I love everything about this piece, Donna. And yes, they deserve better. We all do.
Thank you, Deborah! Simply moving words around is soothing to me.
Loved it — your comments reflect the same insecurities that many of us feel in similar situations.
Thanks, Sue. No better way, I think, to alleviate anxiety than to meet it head on.
Spot on! And eloquently expressed.
Thank you, Mary! It’s hard not to feel fraught, given the pressures we all navigate every day. I choose to see the humor. It’s always there, alongside the difficult stuff.
Enjoyed this story and reminded me of a clothing mishap years ago in Colorado. Just before I got out of the car at the grocery store, I spotted some thread on my exercise pants. I just yanked it off my pants and went into the store. While getting some veggies and fruit in the produce section, a woman came quite close behind me and said, “I just thought you’d want to know that your panties are fully showing”. I had on black exercise pants, but my panties were bright white. Of course!
Lord, I had pulled the whole seam out when I had pulled that thread! I told the woman what car I had parked in the parking lot and she went to my car to retrieve a jacket that I could tie around my waist. Now picture me standing in the produce aisle with me backed up to a display of fruit. Anxious? Yes.

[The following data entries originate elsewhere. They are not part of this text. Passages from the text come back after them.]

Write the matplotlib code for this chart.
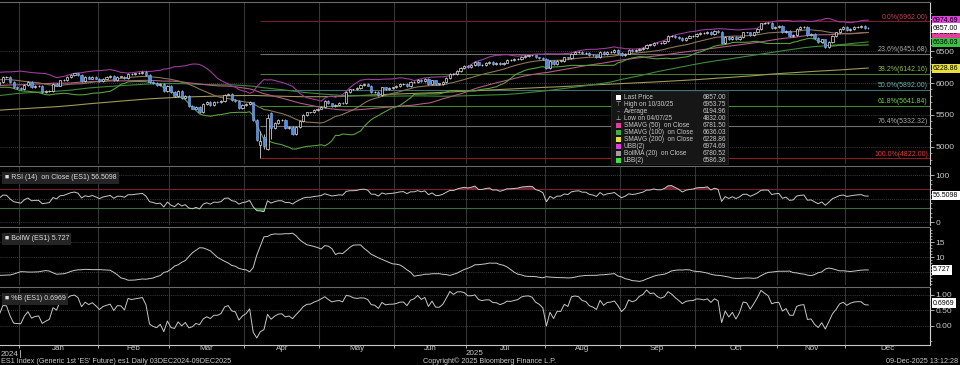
import numpy as np
import pandas as pd
import matplotlib
matplotlib.use("Agg")
import matplotlib.pyplot as plt
import matplotlib.transforms as mtrans
from matplotlib.patches import Rectangle

plt.rcParams['font.family'] = ['Liberation Sans', 'DejaVu Sans']

# ES1 daily closes, month by month
dec24 = [6060, 6100, 6090, 6100, 6060, 6040, 6090, 6060, 6110, 6130, 6100, 5910, 5900, 5980,
         6020, 6090, 6090, 6010, 5940, 5920]
jan25 = [5900, 5970, 6010, 5940, 5950, 5950, 5860, 5870, 5880, 5990, 5960, 6040, 6050, 6090,
         6130, 6150, 6130, 6030, 6090, 6070, 6100, 6070]
feb25 = [6030, 6070, 6090, 6110, 6050, 6100, 6100, 6080, 6140, 6140, 6150, 6160, 6170, 6130,
         6020, 6000, 5970, 5980, 5870, 5960]
mar25 = [5860, 5800, 5870, 5770, 5800, 5640, 5600, 5630, 5550, 5670, 5710, 5650, 5710, 5700,
         5720, 5820, 5830, 5740, 5720, 5610, 5650]
apr25 = [5670, 5710, 5420, 5110, 5090, 5010, 5460, 5290, 5370, 5420, 5420, 5300, 5310, 5200,
         5310, 5400, 5500, 5540, 5540, 5580, 5600]
may25 = [5630, 5720, 5680, 5640, 5660, 5690, 5680, 5860, 5900, 5900, 5920, 5970, 5980, 5960,
         5860, 5860, 5810, 5930, 5900, 5920, 5930]
jun25 = [5950, 5980, 5990, 5950, 6010, 6010, 6050, 6030, 6060, 5990, 6040, 5990, 5990, 6020,
         6080, 6140, 6140, 6190, 6230, 6260]
jul25 = [6250, 6280, 6330, 6280, 6280, 6310, 6330, 6300, 6310, 6290, 6320, 6360, 6360, 6370,
         6380, 6410, 6420, 6430, 6430, 6400, 6390, 6370]
aug25 = [6240, 6340, 6300, 6350, 6350, 6400, 6390, 6460, 6480, 6490, 6470, 6470, 6440, 6430,
         6410, 6490, 6450, 6480, 6490, 6510, 6470]
sep25 = [6430, 6460, 6510, 6500, 6510, 6530, 6550, 6600, 6600, 6630, 6620, 6620, 6650, 6730,
         6740, 6720, 6700, 6670, 6710, 6730, 6740]
oct25 = [6770, 6780, 6780, 6800, 6770, 6810, 6800, 6620, 6720, 6680, 6720, 6680, 6720, 6790,
         6790, 6750, 6790, 6840, 6930, 6940, 6940, 6860, 6880]
nov25 = [6890, 6790, 6820, 6740, 6750, 6850, 6870, 6880, 6750, 6760, 6700, 6640, 6680, 6560,
         6640, 6740, 6790, 6850, 6870]
dec25 = [6830, 6850, 6870, 6880, 6890, 6860, 6857]

# weekly closes before the window, only used to warm up the long averages
pre_weekly = [5030, 5100, 5150, 5150, 5180, 5290, 5310, 5250, 5170, 5010, 5130, 5140, 5240, 5320,
              5320, 5280, 5360, 5440, 5510, 5500, 5590, 5650, 5560, 5500, 5360, 5370, 5560, 5640,
              5660, 5420, 5640, 5750, 5780, 5790, 5860, 5900, 5840, 5760, 6020, 5890, 5990, 6050]

holidays = ["2024-12-25", "2025-01-01", "2025-04-18", "2025-05-26", "2025-06-19",
            "2025-07-04", "2025-09-01", "2025-11-27"]

# opens / extremes that differ from prev close +- small wick
open_fix = {"2025-04-08": 5150, "2025-04-09": 4970, "2025-04-10": 5530, "2025-04-07": 5030}
hilo_fix = {"2025-04-03": (5600, 5400), "2025-04-04": (5430, 5090), "2025-04-07": (5250, 4832),
            "2025-04-08": (5210, 4970), "2025-04-09": (5510, 4950), "2025-04-10": (5540, 5130),
            "2025-10-30": (6953.75, 6850)}
wick = 14

fib_pct = ["0.0%", "23.6%", "38.2%", "50.0%", "61.8%", "76.4%", "100.0%"]
fib_val = [6962.00, 6451.68, 6142.16, 5892.00, 5641.84, 5332.32, 4822.00]
fib_line = ["#7a1c2c", "#6e6e6e", "#4b7a2c", "#3c7272", "#3f8a2e", "#6e6e6e", "#8c1c24"]
fib_text = ["#c0405a", "#a8a8a8", "#8cc04c", "#62b4b4", "#72cc4c", "#a8a8a8", "#e03a3a"]

legend_names = ["Last Price", "High on 10/30/25", "Average", "Low on 04/07/25",
                "SMAVG (50)  on Close", "SMAVG (100)  on Close", "SMAVG (200)  on Close",
                "UBB(2)", "BollMA (20)  on Close", "LBB(2)"]
legend_vals = ["6857.00", "6953.75", "6194.96", "4832.00", "6781.50", "6636.03", "6228.86",
               "6974.69", "6780.52", "6586.36"]
legend_cols = ["#ffffff", None, None, None, "#e0409c", "#3cb043", "#e8e03c", "#e040e0",
               "#a0a0a0", "#40e040"]

rsi_last, bollw_last, pctb_last = "56.5098", "5.727", "0.6969"
months = ["Jan", "Feb", "Mar", "Apr", "May", "Jun", "Jul", "Aug", "Sep", "Oct", "Nov", "Dec"]

# ---- build series ----
closes = np.array(dec24 + jan25 + feb25 + mar25 + apr25 + may25 + jun25 + jul25 + aug25
                  + sep25 + oct25 + nov25 + dec25, dtype=float)
days = pd.bdate_range("2024-12-03", "2025-12-09")
days = days[~days.isin(pd.to_datetime(holidays))]
n = min(len(days), len(closes))
days, closes = days[:n], closes[:n]
x = np.arange(n)
key = days.strftime("%Y-%m-%d")

opens = np.r_[pre_weekly[-1], closes[:-1]]
for d, v in open_fix.items():
    opens[key == d] = v
highs = np.maximum(opens, closes) + wick
lows = np.minimum(opens, closes) - wick
for d, (h, l) in hilo_fix.items():
    highs[key == d] = h
    lows[key == d] = l

pre = np.repeat(np.array(pre_weekly, dtype=float), 5)
full = pd.Series(np.r_[pre, closes])
k = len(pre)
sma50 = full.rolling(50).mean().values[k:]
sma100 = full.rolling(100).mean().values[k:]
sma200 = full.rolling(200).mean().values[k:]
ma20 = full.rolling(20).mean()
sd20 = full.rolling(20).std(ddof=0)
ubb = (ma20 + 2 * sd20).values[k:]
lbb = (ma20 - 2 * sd20).values[k:]
ma20 = ma20.values[k:]
bollw = (ubb - lbb) / ma20 * 100
pctb = (closes - lbb) / (ubb - lbb)
delta = full.diff()
up_avg = delta.clip(lower=0).ewm(alpha=1 / 14, adjust=False).mean()
dn_avg = (-delta.clip(upper=0)).ewm(alpha=1 / 14, adjust=False).mean()
rsi = (100 - 100 / (1 + up_avg / dn_avg)).values[k:]

# month boundaries / x range
bounds = []
for m in range(1, 13):
    idx = np.argmax((days.year == 2025) & (days.month == m))
    bounds.append(idx - 0.5)
ppd = 826.0 / (bounds[-1] - bounds[0])
xmin = bounds[0] - 19 / ppd
xmax = bounds[-1] + 85 / ppd

# ---- figure ----
W, H = 960, 365
fig = plt.figure(figsize=(9.6, 3.65), dpi=100, facecolor="black")
TXT = "#c8c8c8"
GRID = "#505050"


def panel(top, bot):
    a = fig.add_axes([0, 1 - bot / H, 930 / W, (bot - top) / H])
    a.set_facecolor("black")
    a.set_xlim(xmin, xmax)
    for s in ("left", "bottom"):
        a.spines[s].set_visible(False)
    a.spines["top"].set_color("#6a6a6a")
    a.spines["right"].set_color("#d0d0d0")
    a.spines["right"].set_linewidth(0.8)
    a.yaxis.tick_right()
    a.tick_params(axis="y", colors=TXT, labelsize=6, length=3, width=0.6, pad=1)
    a.tick_params(axis="y", which="minor", colors=TXT, length=1.5, width=0.5)
    a.set_xticks([])
    for b in bounds:
        a.axvline(b, color="#353535", lw=0.8, zorder=0)
    return a


def hgrid(a, vals):
    for v in vals:
        a.axhline(v, color=GRID, lw=0.6, ls=(0, (1, 1.5)), zorder=0)


def tag(a, y, s, fc):
    a.annotate(s, xy=(1, y), xycoords=("axes fraction", "data"), xytext=(2.2, 0),
               textcoords="offset points", va="center", ha="left", fontsize=5, color="black",
               bbox=dict(boxstyle="square,pad=0.18", fc=fc, ec="none"), annotation_clip=False,
               zorder=10)


# main price panel
ax = panel(2, 164)
ax.set_ylim(4734, 7266)
ax.set_yticks([5000, 5500, 6000, 6500, 7000])
ax.set_yticklabels(["5000", "5500", "6000", "6500", ""])
ax.set_yticks(np.arange(4800, 7200, 100), minor=True)
hgrid(ax, [5000, 5500, 6000, 6500])

x_low = x[key == "2025-04-07"][0]
for p, v, lc, tc in zip(fib_pct, fib_val, fib_line, fib_text):
    ax.hlines(v, x_low, xmax, color=lc, lw=0.8, zorder=1)
    ax.text(xmax - 0.6, v + 12, f"{p}({v:.2f})", color=tc, fontsize=5, ha="right",
            va="bottom", zorder=2)

ax.plot(x, sma200, color="#a09a58", lw=0.8, zorder=2)
ax.plot(x, sma100, color="#3e8a3a", lw=0.8, zorder=2)
ax.plot(x, sma50, color="#b05a86", lw=0.8, zorder=2)
ax.plot(x, ma20, color="#8a7658", lw=0.8, zorder=2)
ax.plot(x, ubb, color="#9c3c9c", lw=0.8, zorder=2)
ax.plot(x, lbb, color="#5aa03a", lw=0.8, zorder=2)

rise = closes >= opens
body = np.maximum(np.abs(closes - opens), 4)
ax.vlines(x, lows, highs, color="#d0d0d0", lw=0.6, zorder=4)
ax.bar(x[rise], body[rise], bottom=np.minimum(opens, closes)[rise], width=0.62,
       facecolor="black", edgecolor="#e4e4e4", lw=0.5, zorder=5)
ax.bar(x[~rise], body[~rise], bottom=np.minimum(opens, closes)[~rise], width=0.62,
       facecolor="#4f8ee6", edgecolor="#86b2f0", lw=0.4, zorder=5)

tag(ax, 6781.50, "6781.50", "#e0409c")
tag(ax, 6974.69, "6974.69", "#e040e0")
tag(ax, 6857.00, "6857.00", "#ffffff")
tag(ax, 6636.03, "6636.03", "#3cc043")
tag(ax, 6228.86, "6228.86", "#e8e03c")

# legend box in the price panel
fig.patches.append(Rectangle((611 / W, 1 - 164 / H), 117 / W, 73 / H, transform=fig.transFigure,
                             facecolor="#161616", edgecolor="#2a2a2a", lw=0.5, zorder=8))
marks = [None, "\u22a4", "\u2013", "\u22a5"]
for i, (nm, vv, cc) in enumerate(zip(legend_names, legend_vals, legend_cols)):
    yy = 1 - (97.5 + i * 7.0) / H
    if cc is not None:
        fig.patches.append(Rectangle((616 / W, yy - 2.5 / H), 5 / W, 5 / H,
                                     transform=fig.transFigure, facecolor=cc,
                                     edgecolor="none", zorder=9))
    else:
        fig.text(618.5 / W, yy, marks[i], color=TXT, fontsize=4.5, ha="center", va="center",
                 family="DejaVu Sans", zorder=9)
    fig.text(624 / W, yy, nm, color=TXT, fontsize=4.7, va="center", zorder=9)
    fig.text(726 / W, yy, vv, color=TXT, fontsize=4.7, va="center", ha="right", zorder=9)


def sub_label(a, s, frac):
    a.text(0.005, frac, "\u25a0 " + s, transform=a.transAxes, color="#dcdcdc", fontsize=5,
           va="center", ha="left",
           bbox=dict(boxstyle="square,pad=0.35", fc="#242424", ec="none"), zorder=6)


# RSI
ar = panel(166, 225)
ar.set_ylim(-6.3, 119.2)
ar.set_yticks([0, 50, 100])
ar.set_yticklabels(["0", "", "100"])
ar.set_yticks(np.arange(0, 101, 10), minor=True)
hgrid(ar, [0, 50, 100])
ar.axhline(70, color="#7a2030", lw=0.8, zorder=1)
ar.axhline(30, color="#3c6a3c", lw=0.8, zorder=1)
ar.fill_between(x, 70, rsi, where=rsi > 70, color="#b04050", alpha=0.6, lw=0, interpolate=True)
ar.fill_between(x, 30, rsi, where=rsi < 30, color="#4a9a4a", alpha=0.7, lw=0, interpolate=True)
ar.plot(x, rsi, color="#c8c8c8", lw=0.7, zorder=3)
tag(ar, 56.5098, rsi_last, "#ffffff")
sub_label(ar, "RSI (14)  on Close (ES1) " + rsi_last, 0.80)

# Bollinger width
ab = panel(227, 285)
ab.set_ylim(0.67, 20)
ab.set_yticks([5, 10, 15])
ab.set_yticklabels(["", "10", "15"])
ab.set_yticks(np.arange(1, 20, 1), minor=True)
hgrid(ab, [5, 10, 15])
ab.plot(x, bollw, color="#c8c8c8", lw=0.7, zorder=3)
tag(ab, 5.727, bollw_last, "#ffffff")
sub_label(ab, "BollW (ES1) " + bollw_last, 0.80)

# %B
ap = panel(287, 345)
ap.set_ylim(-0.613, 1.258)
ap.set_yticks([0, 0.5, 1.0])
ap.set_yticklabels(["0.00", "0.50", "1.00"])
ap.set_yticks([-0.5], minor=True)
hgrid(ap, [0, 0.5, 1.0])
ap.plot(x, pctb, color="#c8c8c8", lw=0.7, zorder=3)
tag(ap, 0.74, pctb_last, "#ffffff")
sub_label(ap, "%B (ES1) " + pctb_last, 0.80)
ap.spines["bottom"].set_visible(True)
ap.spines["bottom"].set_color("#c8c8c8")
ap.set_xticks(bounds)
ap.tick_params(axis="x", colors="#c8c8c8", length=2.5, width=0.6, labelbottom=False)

# month / year labels
trans = mtrans.blended_transform_factory(ap.transData, fig.transFigure)
edges = bounds + [xmax]
for i, m in enumerate(months):
    ap.text((edges[i] + edges[i + 1]) / 2, 1 - 349 / H, m, transform=trans, color=TXT,
            fontsize=5.8, ha="center", va="center")
fig.text(1 / W, 1 - 354 / H, "2024", color=TXT, fontsize=5.8, va="center")
ap.text((bounds[0] + xmax) / 2, 1 - 353.5 / H, "2025", transform=trans, color=TXT, fontsize=5.8,
        ha="center", va="center")
fig.add_artist(plt.Line2D([20 / W, 20 / W], [1 - 350 / H, 1 - 357 / H], color="#c8c8c8", lw=0.6))

# footer
fig.text(1 / W, 1 - 361.5 / H, "ES1 Index (Generic 1st 'ES' Future) es1 Daily 03DEC2024-09DEC2025",
         color=TXT, fontsize=5.2, va="center")
fig.text(490 / W, 1 - 361.5 / H, "Copyright\u00a9 2025 Bloomberg Finance L.P.", color=TXT,
         fontsize=5.2, va="center", ha="center")
fig.text(958 / W, 1 - 361.5 / H, "09-Dec-2025 13:12:28", color=TXT, fontsize=5.2, va="center",
         ha="right")

fig.savefig("out.png", dpi=100, facecolor="black")
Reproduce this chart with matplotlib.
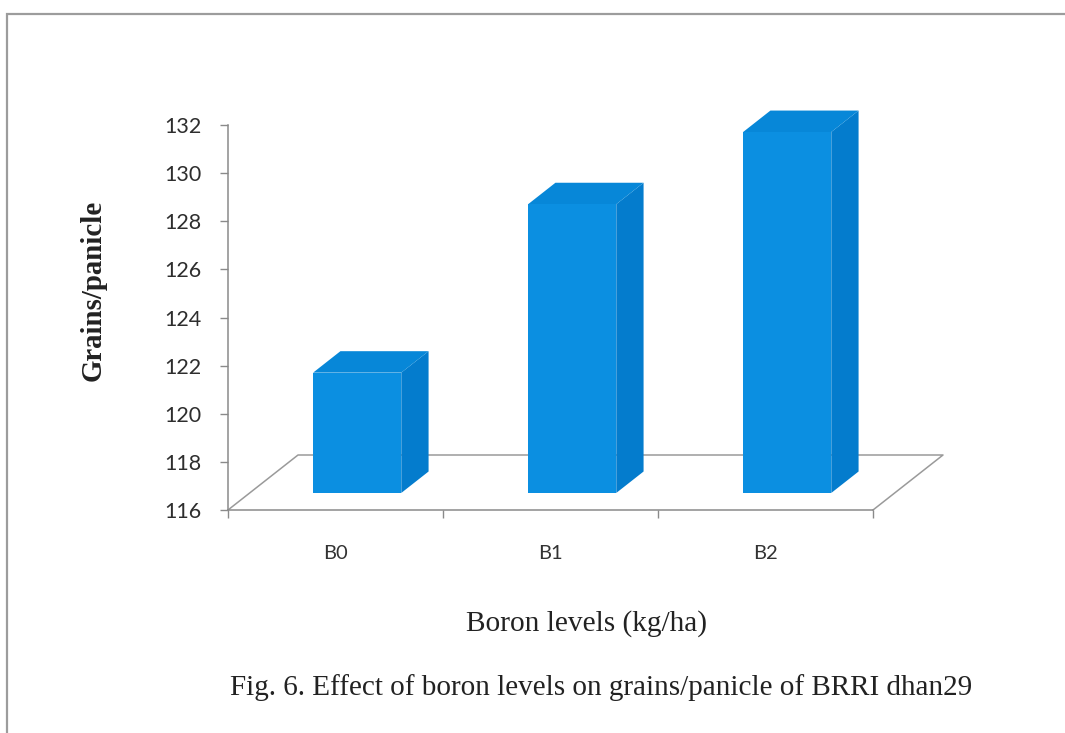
import matplotlib
matplotlib.use("Agg")
import matplotlib.pyplot as plt
from matplotlib.patches import Rectangle
import matplotlib.transforms as mtransforms
import numpy as np

# Data
categories = ["B0", "B1", "B2"]
grains_per_panicle = [121, 128, 131]
y_ticks = [116, 118, 120, 122, 124, 126, 128, 130, 132]
BASE = 116

# Colours
FRONT = "#0B8FE1"
SIDE = "#047CCD"
TOP = "#0787D8"
AXIS_GREY = "#8A8A8A"

W, H, DPI = 1065, 733, 100
fig = plt.figure(figsize=(W / DPI, H / DPI), dpi=DPI, facecolor="white")

# Axes rectangle (front floor edge to top tick)
ax_l, ax_r, ax_t, ax_b = 228, 873, 125, 510
ax = fig.add_axes([ax_l / W, 1 - ax_b / H, (ax_r - ax_l) / W, (ax_b - ax_t) / H])
ax.set_facecolor("none")
ax.set_xlim(-0.5, len(categories) - 0.5)
ax.set_ylim(BASE, 132)

# Depth of the pseudo-3D floor, in pixels (right, up)
DEPTH_DX, DEPTH_DY = 70, 55
BAR_FRONT, BAR_BACK = 0.31, 0.70
BAR_W = 0.41

px_x = (ax_r - ax_l) / (ax.get_xlim()[1] - ax.get_xlim()[0])
px_y = (ax_b - ax_t) / (ax.get_ylim()[1] - ax.get_ylim()[0])


def shift(x, y, d):
    """Move a data point back into the scene by depth fraction d."""
    return x + d * DEPTH_DX / px_x, y + d * DEPTH_DY / px_y


def depth_transform(d):
    return ax.transData + mtransforms.ScaledTranslation(
        d * DEPTH_DX / DPI, d * DEPTH_DY / DPI, fig.dpi_scale_trans)


x = np.arange(len(categories))
x0, x1 = ax.get_xlim()

# Floor outline
floor = [shift(x1, BASE, 0), shift(x1, BASE, 1), shift(x0, BASE, 1), shift(x0, BASE, 0)]
fx, fy = zip(*floor)
ax.plot(fx, fy, color="#9A9A9A", lw=1.1, clip_on=False, zorder=1)

# Bars: side and top faces, then the front face
for xi, v in zip(x, grains_per_panicle):
    xl, xr = xi - BAR_W / 2, xi + BAR_W / 2
    side = [shift(xr, BASE, BAR_FRONT), shift(xr, v, BAR_FRONT),
            shift(xr, v, BAR_BACK), shift(xr, BASE, BAR_BACK)]
    top = [shift(xl, v, BAR_FRONT), shift(xr, v, BAR_FRONT),
           shift(xr, v, BAR_BACK), shift(xl, v, BAR_BACK)]
    sx, sy = zip(*side)
    tx, ty = zip(*top)
    ax.fill(sx, sy, color=SIDE, lw=0, clip_on=False, zorder=2)
    ax.fill(tx, ty, color=TOP, lw=0, clip_on=False, zorder=2)

heights = [v - BASE for v in grains_per_panicle]
ax.bar(x, heights, bottom=BASE, width=BAR_W, color=FRONT, linewidth=0,
       transform=depth_transform(BAR_FRONT), clip_on=False, zorder=3)

# Axes styling
for s in ["top", "right"]:
    ax.spines[s].set_visible(False)
for s in ["left", "bottom"]:
    ax.spines[s].set_color(AXIS_GREY)
    ax.spines[s].set_linewidth(1.1)

ax.set_yticks(y_ticks)
ax.set_yticklabels([str(t) for t in y_ticks], fontfamily="Lato", fontsize=15.5,
                   color="#2E2E2E")
ax.tick_params(axis="y", direction="out", length=6, width=1.0, color=AXIS_GREY, pad=13)

ax.set_xticks(np.arange(-0.5, len(categories), 1.0))
ax.set_xticklabels([])
ax.tick_params(axis="x", which="major", direction="out", length=6, width=1.0,
               color=AXIS_GREY)
ax.set_xticks(x, minor=True)
ax.set_xticklabels(categories, minor=True, fontfamily="Lato", fontsize=14.5,
                   color="#333333")
ax.tick_params(axis="x", which="minor", length=0, pad=25)

# Titles and labels
fig.text(93 / W, 1 - 290 / H, "Grains/panicle", rotation=90, ha="center",
         va="center", fontfamily="Liberation Serif", fontweight="bold",
         fontsize=20.8, color="#222222")
fig.text(586 / W, 1 - 624 / H, "Boron levels (kg/ha)", ha="center", va="center",
         fontfamily="Liberation Serif", fontsize=21.2, color="#222222")
fig.text(601 / W, 1 - 688 / H,
         "Fig. 6. Effect of boron levels on grains/panicle of BRRI dhan29",
         ha="center", va="center", fontfamily="Liberation Serif", fontsize=21,
         color="#222222")

# Outer frame
fig.patches.append(Rectangle((7 / W, -0.05), 1.2, 1.05 - 14 / H,
                             transform=fig.transFigure, fill=False,
                             edgecolor="#9C9C9C", lw=1.6))

fig.savefig("out.png", dpi=DPI, facecolor="white")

Funny? Hilarious as I thought of the people who had given me the odd look. The woman returned with my jacket and saved me from further embarrassment. I still get the giggles thinking about it.
I love your story, Teresa! Almost everyone I know has something similar that’s happened. It’s not only women, either. My dad was a hoot. He went to Steiger’s once with his work pants split up the back–he didn’t care. He was in the middle of a project and wasn’t going to lose time over nonsense.